● Having developed methods to measure the carbon footprint of machine-learning tools, Selvan aims to improve AI models to limit their impact on climate.
● Redesigned processing hardware as well as optimized software and software training can contribute to the drive to build high-performance AI tools with lower energy needs.
Is artificial intelligence (AI) adding to the problem of climate change or helping to find solutions to resolve it?
Raghavendra Selvan. As scientists, we aim to make greater use of high-performance tools, but without having them contribute to climate change. In our research, AI models enable us to resolve a wide variety of problems. For example, I am working with a number of climatologists on projects that employ AI for complex tasks like monitoring the development of insect populations with optical sensors, which we do to establish accurate indicators of changes in biodiversity. To this end, we have created machine-learning models that are capable of the unsupervised detection — that is to say without any human supervision — of species groups. Studies of this kind, when analysed in the context of climate change, enable us to be much more precise in our scientific evaluation of its impact. Given that we present AI as a tool for finding answers to environmental challenges, for example to improve climate modelling or optimise energy networks, it is also very important to ensure that it is energy efficient.
The amount of processing power needed to build new machine-learning models is doubling every six months
Why does AI have a much greater environmental impact than previous computer tools?
In the past, when we created computer translation tools, they were based on an understanding of the grammar and syntax of language pairs.
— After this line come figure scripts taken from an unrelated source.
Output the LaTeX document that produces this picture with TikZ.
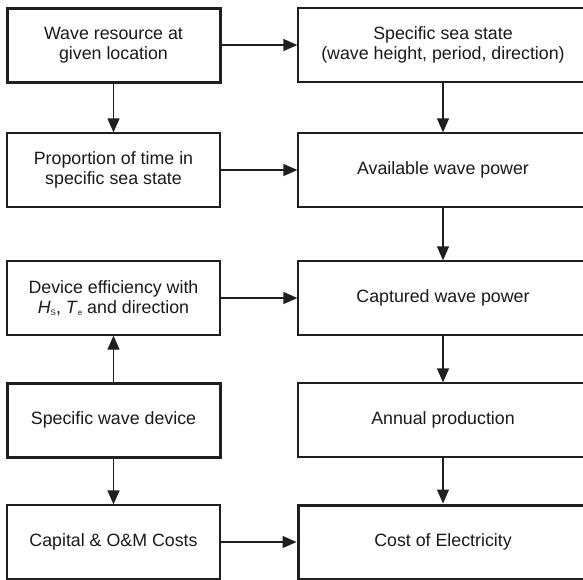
\documentclass[tikz,border=0pt]{standalone}
\usepackage{fontspec}
\setmainfont{Liberation Sans}
\usepackage{tikz}
\usetikzlibrary{arrows.meta}
\newcommand{\lowidx}[1]{\raisebox{-0.3ex}{\fontsize{8}{9}\selectfont #1}}

\begin{document}
\begin{tikzpicture}[x=1pt, y=-1pt, line width=1.3pt,
    box/.style={draw=black!88, text=black!90, minimum height=74pt, inner sep=0pt, align=center,
        font=\fontsize{17.8}{20}\selectfont},
    lbox/.style={box, minimum width=213pt},
    rbox/.style={box, minimum width=290pt},
    heavy/.style={line width=3pt},
    flow/.style={draw=black!88, -{Triangle[length=14pt, width=12pt]}}]
    \useasboundingbox (0,0) rectangle (583,579);
    \clip (0,0) rectangle (583,579);

    \node[lbox, heavy] (resource) at (113.5,45) {Wave resource at\\given location};
    \node[lbox] (proportion) at (113.5,170) {Proportion of time in\\specific sea state};
    \node[lbox] (efficiency) at (113.5,298) {Device efficiency with\\\textit{H}\lowidx{S}, \textit{T}\lowidx{e} and direction};
    \node[lbox, heavy] (device) at (113.5,420) {Specific wave device};
    \node[lbox] (costs) at (113.5,542) {Capital \& O\&M Costs};

    \node[rbox] (seastate) at (443,45) {Specific sea state\\(wave height, period, direction)};
    \node[rbox] (available) at (443,170) {Available wave power};
    \node[rbox] (captured) at (443,298) {Captured wave power};
    \node[rbox] (annual) at (443,420) {Annual production};
    \node[rbox, heavy] (coe) at (443,542) {Cost of Electricity};

    \draw[flow] (resource) -- (proportion);
    \draw[flow] (device) -- (efficiency);
    \draw[flow] (device) -- (costs);
    \draw[flow] (resource) -- (seastate);
    \draw[flow] (proportion) -- (available);
    \draw[flow] (efficiency) -- (captured);
    \draw[flow] (costs) -- (coe);
    \draw[flow] (seastate) -- (available);
    \draw[flow] (available) -- (captured);
    \draw[flow] (captured) -- (annual);
    \draw[flow] (annual) -- (coe);
\end{tikzpicture}
\end{document}
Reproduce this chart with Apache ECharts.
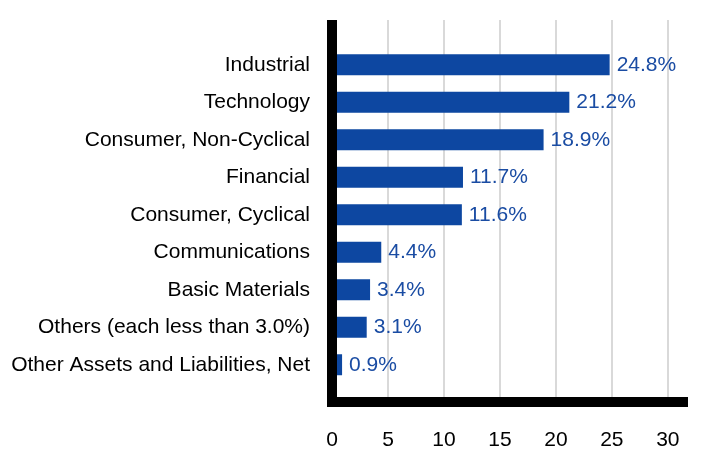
<!DOCTYPE html>
<html><head><meta charset="utf-8">
<script src="https://cdn.jsdelivr.net/npm/echarts@6/dist/echarts.min.js"></script>
<style>html,body{margin:0;padding:0;background:#fff}#c{width:720px;height:468px}</style>
</head><body><div id="c"></div>
<script>
const categories = ["Industrial","Technology","Consumer, Non-Cyclical","Financial","Consumer, Cyclical","Communications","Basic Materials","Others (each less than 3.0%)","Other Assets and Liabilities, Net"];
const values = [24.8,21.2,18.9,11.7,11.6,4.4,3.4,3.1,0.9];
const xMin = 0, xMax = 31.8, xInterval = 5;

const chart = echarts.init(document.getElementById('c'), null, {renderer:'canvas'});
const font = '"Liberation Sans", Arial, sans-serif';
chart.setOption({
  animation:false,
  grid:[
    {left:332,right:32,top:20,bottom:66},
    {left:332,right:32,top:46,bottom:84.5},
    {left:327,right:32,top:20,bottom:61}
  ],
  xAxis:[
    {gridIndex:0,type:'value',min:xMin,max:xMax,interval:xInterval,
     axisLine:{show:false},
     axisTick:{show:false},
     axisLabel:{color:'#000',fontSize:21,fontFamily:font,margin:28,showMaxLabel:false},
     splitLine:{show:true,showMaxLine:false,showMinLine:false,lineStyle:{color:'#d9d9d9',width:2}}},
    {gridIndex:1,type:'value',min:xMin,max:xMax,show:false,splitLine:{show:false}},
    {gridIndex:2,type:'value',min:0,max:1,z:5,offset:-5,
     axisLine:{show:true,lineStyle:{color:'#000',width:10,cap:'butt'}},
     axisTick:{show:false},axisLabel:{show:false},splitLine:{show:false}}
  ],
  yAxis:[
    {gridIndex:0,type:'value',min:0,max:1,show:false,splitLine:{show:false}},
    {gridIndex:1,type:'category',data:categories,inverse:true,
     axisLine:{show:false},axisTick:{show:false},
     axisLabel:{color:'#000',fontSize:21,fontFamily:font,margin:22}},
    {gridIndex:2,type:'value',min:0,max:1,z:5,offset:-5,
     axisLine:{show:true,lineStyle:{color:'#000',width:10,cap:'butt'}},
     axisTick:{show:false},axisLabel:{show:false},splitLine:{show:false}}
  ],
  series:[{
    type:'bar',xAxisIndex:1,yAxisIndex:1,data:values,barWidth:21,
    itemStyle:{color:'#0D47A1'},
    label:{show:true,position:'right',distance:7,formatter:'{c}%',color:'#1A4CA3',fontSize:21,fontFamily:font}
  }]
});
</script></body></html>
Nowadays, we take existing data from both languages, and we ask the tool to deduce its own rules, which requires vast amounts of data and considerable processing power. When it comes to the construction of today’s machine learning models, the amount of processing power needed to build them is exponentially increasing, that is to say that it’s doubling every six months.
What consumes all of this energy?
High-end graphics processors or GPUs, which have traditionally featured in gaming computers, can multiply matrices very quickly, but this requires a proportional increase in energy consumption: we have to train these models on server farms with hundreds and even thousands of GPUs. To give you an example, it took 188,000 kWh to train GPT3. That’s the equivalent of driving for 700,000 kilometres in an electric car. And that was just the energy required to train the model, not counting what is needed to use it. With hundreds of millions of people availing of the service, we can look forward to a huge increase in consumption. And it is impossible to make predictions on this point. In reality, the cost in terms of energy is probably much higher, because models have to be trained and retrained several times before they are fine-tuned. OpenAI has confirmed, for example, that the number of calculations it needs to perform doubles every three and half months.
How can the energy efficiency of machine-learning models be improved?
There are methods to scale down the size of machine-learning models. For example, we know that GPT3 has 175 billion parameters, but the reality is that this number can be reduced. We should also revamp large models to take into account the way are used, and adjust their design to optimize energy use.
In what we call neural architecture search, which is the study and design of artificial neural networks, there are trade-offs. Today our goal is to have very good results for certain tasks like translation: if we want results that are 100% accurate, we know that we’ll need very large language models, but if we settle for accuracy at 99%, then we can really reduce their level of complexity. So we need to reach a compromise between performance and complexity.
Is this energy consumption measurable?
I am part of the team that developed Carbon Tracker, a Python tool that allows us to monitor and predict the carbon footprint of training and developing deep-learning models. The tool, which has been downloaded 65,000 since its launch three years ago, came about as a result of a real need for concrete figures on the impact of AI. It allows us to answer hypothetical questions like “how much energy would be required to run this model over ten years in this or that iteration”. Today, for reasons of competition, some companies don’t want to indicate how their language models are trained. However, the scientific and IT community can go to work on accessible open-source models like LLaMA and Stable Diffusion to ensure they are optimized and trained on machines that consume less energy.
As for hardware…?
The manner in which hardware is deployed can also be improved: in practice calculations that make use of 32 bits can be often be done with only 8 bits, so instead of four GPUs, you can obtain the same results with just one, which has a major impact on the amount of energy needed. Data centres, which generate large amounts of heat, also require a lot of energy for cooling. For example, in university centres, one watt is lost in cooling for every watt used in processing. So there is plenty of scope for optimizing the use of infrastructure. In any case, private companies have a de facto incentive to reduce costs which impels them to monitor power efficiency, not least because of the cost of energy…